The vehicles had gone. The sole reason for bringing the prisoners to the headquarters building was for photographs. It was a competitive world in which the prosecutor existed. Resources were the key: the more resources, the more arrests; the more arrests, the more advancement. Glittering prizes awaited the most successful in their ranks: the rewards could be political sinecures, appointments to Rome and big-budget departments. For those who failed to gather the headlines that ministers craved, the future offered more years at the grindstone of Calabrian law enforcement. They had never won, would never win.
He swore.
The sharks circled. They would be at the meeting. He appreciated that he could justify keeping his surveillance team in place for only a limited period, days not weeks. There was also the amount of time
he
was spending on his investigation into Bernardo Cancello. He would try to defend himself. The men of USS
Indianapolis
had screamed each time the sharks had come under them to snatch at the legs of one of their number. His fight would be conducted with propriety, but the knives would be as sharp as sharks’ incisors. He could plead for another week, no longer.

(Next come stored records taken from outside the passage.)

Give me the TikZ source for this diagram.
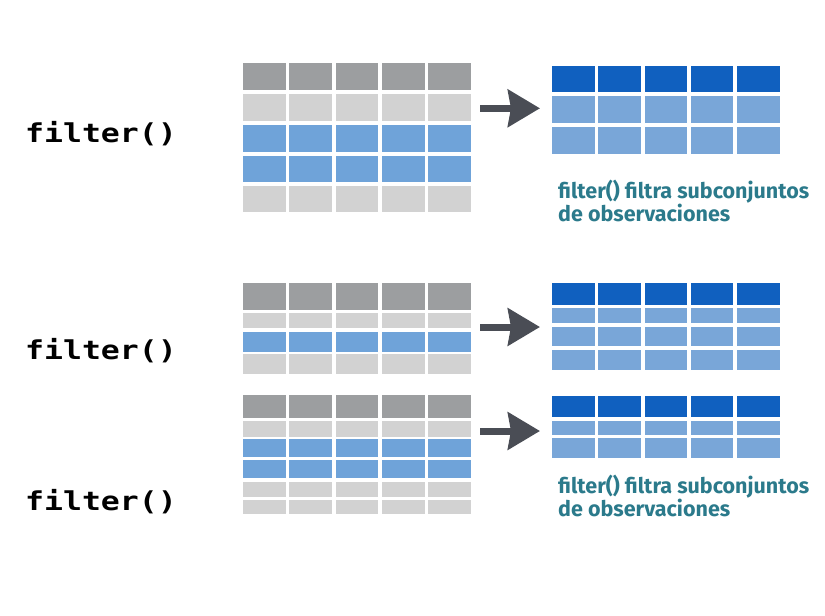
\documentclass[tikz,border=0pt]{standalone}
\usepackage{fontspec}
\usepackage{tikz}
\usetikzlibrary{arrows.meta}
\usepackage{xcolor}

\newfontfamily\codefont{DejaVu Sans Mono}
\newfontfamily\capfont{Fira Sans}

\definecolor{headgray}{HTML}{9C9EA0}
\definecolor{rowgray}{HTML}{D2D2D2}
\definecolor{rowblue}{HTML}{6FA3D9}
\definecolor{headblue}{HTML}{1060BF}
\definecolor{keptblue}{HTML}{79A6D8}
\definecolor{arrowgray}{HTML}{4A4D55}
\definecolor{captiontext}{HTML}{2B7A8B}

% one row list per table: top/height/colour, five cells per row
\newcommand{\tablerows}[3]{%
  \foreach \ytop/\h/\col in {#3} {
    \foreach \c in {0,...,4} {
      \fill[\col] (#1+\c*46.3, \ytop) rectangle ++(#2, \h);
    }
  }%
}

\begin{document}
\begin{tikzpicture}[
    x=1pt, y=-1pt,
    funlabel/.style={font=\codefont\bfseries\fontsize{26}{30}\selectfont, anchor=base west,
      inner sep=0pt, xscale=1.21, transform shape},
    caption/.style={font=\capfont\bfseries\fontsize{21.5}{23.4}\selectfont, text=captiontext,
      align=left, anchor=base west, inner sep=0pt},
    flowarrow/.style={line width=7pt, draw=arrowgray,
      -{Stealth[length=32pt 0, width=37pt 0, inset=3pt]}},
  ]
  \useasboundingbox (0,0) rectangle (825,616);

  % ========= TOP: filter() =========
  \node[funlabel] (fun1) at (25,142.3) {filter()};

  \tablerows{243}{42.7}{63/27/headgray, 94.3/26.5/rowgray, 125/26.7/rowblue,
    155.7/26.7/rowblue, 186/25.7/rowgray}
  \tablerows{552}{42.5}{65.7/26.6/headblue, 95.7/27.6/keptblue, 126.7/27.3/keptblue}

  \coordinate (from1) at (480,108.3);
  \coordinate (to1) at (540,108.3);
  \draw[flowarrow] (from1) -- (to1);

  % base of the last line
  \node[caption] (cap1) at (558,221.7) {filter() filtra subconjuntos\\de observaciones};

  % ========= MIDDLE =========
  \node[funlabel] (fun2) at (25,359.3) {filter()};

  \tablerows{243}{42.7}{283.3/26.7/headgray, 313.3/15/rowgray, 331.7/20/rowblue,
    354.3/20/rowgray}
  \tablerows{552}{42.5}{283.3/21.7/headblue, 308.3/14.4/keptblue, 326.7/19.3/keptblue,
    350/20/keptblue}

  \coordinate (from2) at (480,327);
  \coordinate (to2) at (540,327);
  \draw[flowarrow] (from2) -- (to2);

  % ========= BOTTOM =========
  \node[funlabel] (fun3) at (25,510) {filter()};

  \tablerows{243}{42.7}{395/23.3/headgray, 421/15.7/rowgray, 439.3/18/rowblue,
    460.3/18/rowblue, 481.7/15/rowgray, 500/14.3/rowgray}
  \tablerows{552}{42.5}{395.7/21/headblue, 420.7/14.3/keptblue, 438.3/20/keptblue}

  \coordinate (from3) at (480,431);
  \coordinate (to3) at (540,431);
  \draw[flowarrow] (from3) -- (to3);

  \node[caption] (cap2) at (558,516.7) {filter() filtra subconjuntos\\de observaciones};
\end{tikzpicture}
\end{document}
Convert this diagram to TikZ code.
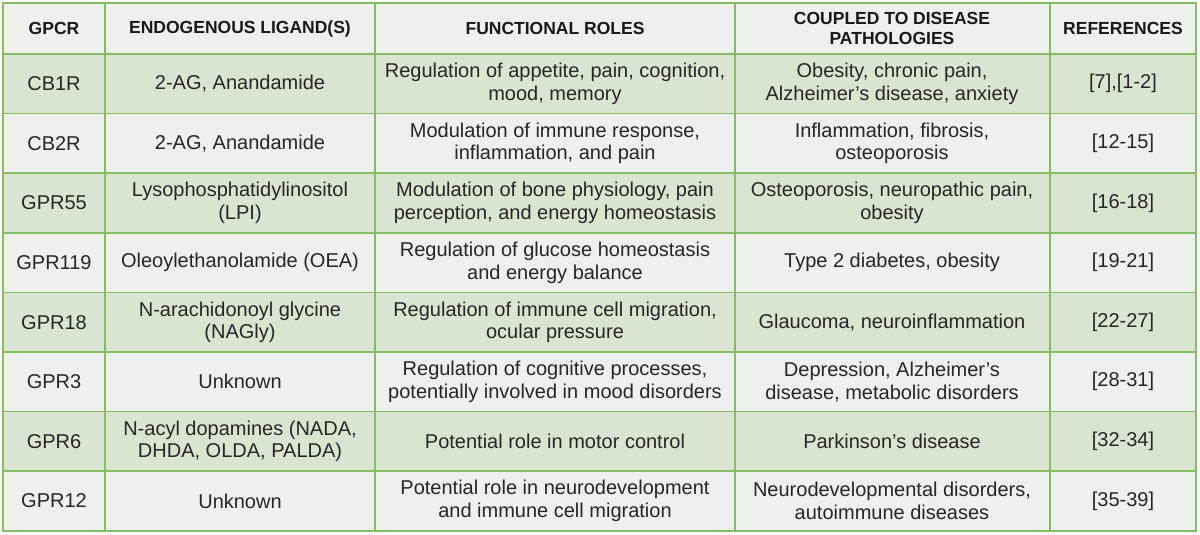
\documentclass[tikz,border=0pt]{standalone}
\usepackage{fontspec}
\setmainfont{Liberation Sans}
\definecolor{gridGreen}{HTML}{86BC63}
\definecolor{rowDark}{HTML}{D9E5D1}
\definecolor{rowLight}{HTML}{EEF1EB}
\begin{document}
\begin{tikzpicture}
[x=1pt,y=-1pt,
  cellText/.style={align=center,font=\fontsize{20}{22.5}\selectfont,text=black!85},%
  headText/.style={align=center,font=\bfseries\fontsize{17.5}{20}\selectfont,text=black!90},%
  gridLine/.style={gridGreen,line width=1.6pt}]
\useasboundingbox (0,0) rectangle (1200,535);
\fill[white] (0,0) rectangle (1200,535);
%% row backgrounds
\fill[rowLight] (3,3) rectangle (1196,54);
\foreach \r in {0,...,7}
{
  \pgfmathsetmacro{\ytop}{54+\r*59.6}
  \pgfmathtruncatemacro{\odd}{mod(\r,2)}
  \ifnum\odd=0 \def\rowcol{rowDark}\else\def\rowcol{rowLight}\fi
  \fill[\rowcol] (3,\ytop) rectangle (1196,\ytop+59.6);
}
%% header
\foreach \name/\x/\txt in {
  hA/54/GPCR, hB/240/ENDOGENOUS LIGAND(S), hC/555/FUNCTIONAL ROLES,
  hD/892/{COUPLED TO DISEASE\\PATHOLOGIES}, hE/1123/REFERENCES}
{
  \node[headText] (\name) at (\x,28.5) {\txt};
}
%% body cells
\foreach \r/\gpcr/\lig/\role/\dis/\refs in {
  0/CB1R/{2-AG, Anandamide}/{Regulation of appetite, pain, cognition,\\mood, memory}/{Obesity, chronic pain,\\Alzheimer{\char"27}s disease, anxiety}/{[7],[1-2]},
  1/CB2R/{2-AG, Anandamide}/{Modulation of immune response,\\inflammation, and pain}/{Inflammation, fibrosis,\\osteoporosis}/{[12-15]},
  2/GPR55/{Lysophosphatidylinositol\\(LPI)}/{Modulation of bone physiology, pain\\perception, and energy homeostasis}/{Osteoporosis, neuropathic pain,\\obesity}/{[16-18]},
  3/GPR119/{Oleoylethanolamide (OEA)}/{Regulation of glucose homeostasis\\and energy balance}/{Type 2 diabetes, obesity}/{[19-21]},
  4/GPR18/{N-arachidonoyl glycine\\(NAGly)}/{Regulation of immune cell migration,\\ocular pressure}/{Glaucoma, neuroinflammation}/{[22-27]},
  5/GPR3/{Unknown}/{Regulation of cognitive processes,\\potentially involved in mood disorders}/{Depression, Alzheimer’s\\disease, metabolic disorders}/{[28-31]},
  6/GPR6/{N-acyl dopamines (NADA,\\DHDA, OLDA, PALDA)}/{Potential role in motor control}/{Parkinson’s disease}/{[32-34]},
  7/GPR12/{Unknown}/{Potential role in neurodevelopment\\and immune cell migration}/{Neurodevelopmental disorders,\\autoimmune diseases}/{[35-39]}}
{
  \pgfmathsetmacro{\ymid}{54+\r*59.6+29.8}
  \node[cellText] (g\r) at (54,\ymid) {\gpcr};
  \node[cellText] (l\r) at (240,\ymid) {\lig};
  \node[cellText] (f\r) at (555,\ymid) {\role};
  \node[cellText] (d\r) at (892,\ymid) {\dis};
  \node[cellText] (ref\r) at (1123,\ymid) {\refs};
}
%% grid
\foreach \x in {105,375,735,1050}
  \draw[gridLine] (\x,3) -- (\x,531);
\foreach \r in {0,...,7}
  \draw[gridLine] (3,54+\r*59.6) -- (1196,54+\r*59.6);
\draw[gridLine] (3,3) rectangle (1196,531);
\end{tikzpicture}
\end{document}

He congratulated the colleague who had brought in the prisoners. It hurt the prosecutor to abandon an investigation, to dump the case notes and the surveillance reports – paper always a useful second behind the electronic library – in the cupboard in his office.
He depended on the surveillance team – he had no other weapon to fight with. He could hope to win another week.
They had talked about socks. Later they would talk about belts. Further down the agenda was the preference for the Beretta 92, fifteen-shot magazine, against the Glock 17, seventeen-shot magazine, which the Gruppo Intervento Speciale favoured. Neither Fabio nor Ciccio had applied to join that section of the
carabinieri
, which was thought to be the best.
In time they could move onto the question of food, what sort of assignment they’d want after this one had run its course, then, as a last resort, their wives. They were almost at the end of the road. Nothing was happening. The daughter, the grandchildren, the daughter-in-law, the matriarch, Stefano, the handyman, the youngster who hung around the back door and the dogs were always on the move, taking grain for the chickens and bringing a bowl of eggs back. They’d have to be desperate to talk about their wives: Fabio’s was Chiara, and Ciccio’s was Neomi. The women knew and confided in each other. Ciccio knew that Chiara had issued an ultimatum: she would leave him if he didn’t cut his hours and was away less often; Fabio knew that Neomi had been diagnosed with a degenerative hip condition. Each had heard about the women the other had been with before his marriage. Pistols were more interesting to talk about than the wives.
Fabio said, ‘I can feel it. He’s here, Bravo Charlie is. Has to be.’
Good to believe. Shit to do surveillance and not believe.
Ciccio said, ‘He has to show himself. We have to see him before the place can be hit. Seen, photographed, identified. We’ve got none of that. I’m saying this’ll be our last shift here.’
‘You crying?’
‘If he’s here, we’ve missed him. The
capo
will get hurt bad.’
Fabio said, ‘I “believe” in
tacchino in gelatina
. Nothing better.’
‘I don’t want to quit.’
‘Shut up.’
‘I hate to lose.’
‘He’s here. I’m certain of it. It’s how they are – never far from base. Maybe it’s us – wrong location, too far back . . .’
‘That’s crazy,’ Ciccio murmured. ‘We looked. We had the aerials. We couldn’t be closer or the dogs would have us. Then we’d be off the face of the planet, fed to the pigs or buried at the back of a cave. Take your own advice and shut up.’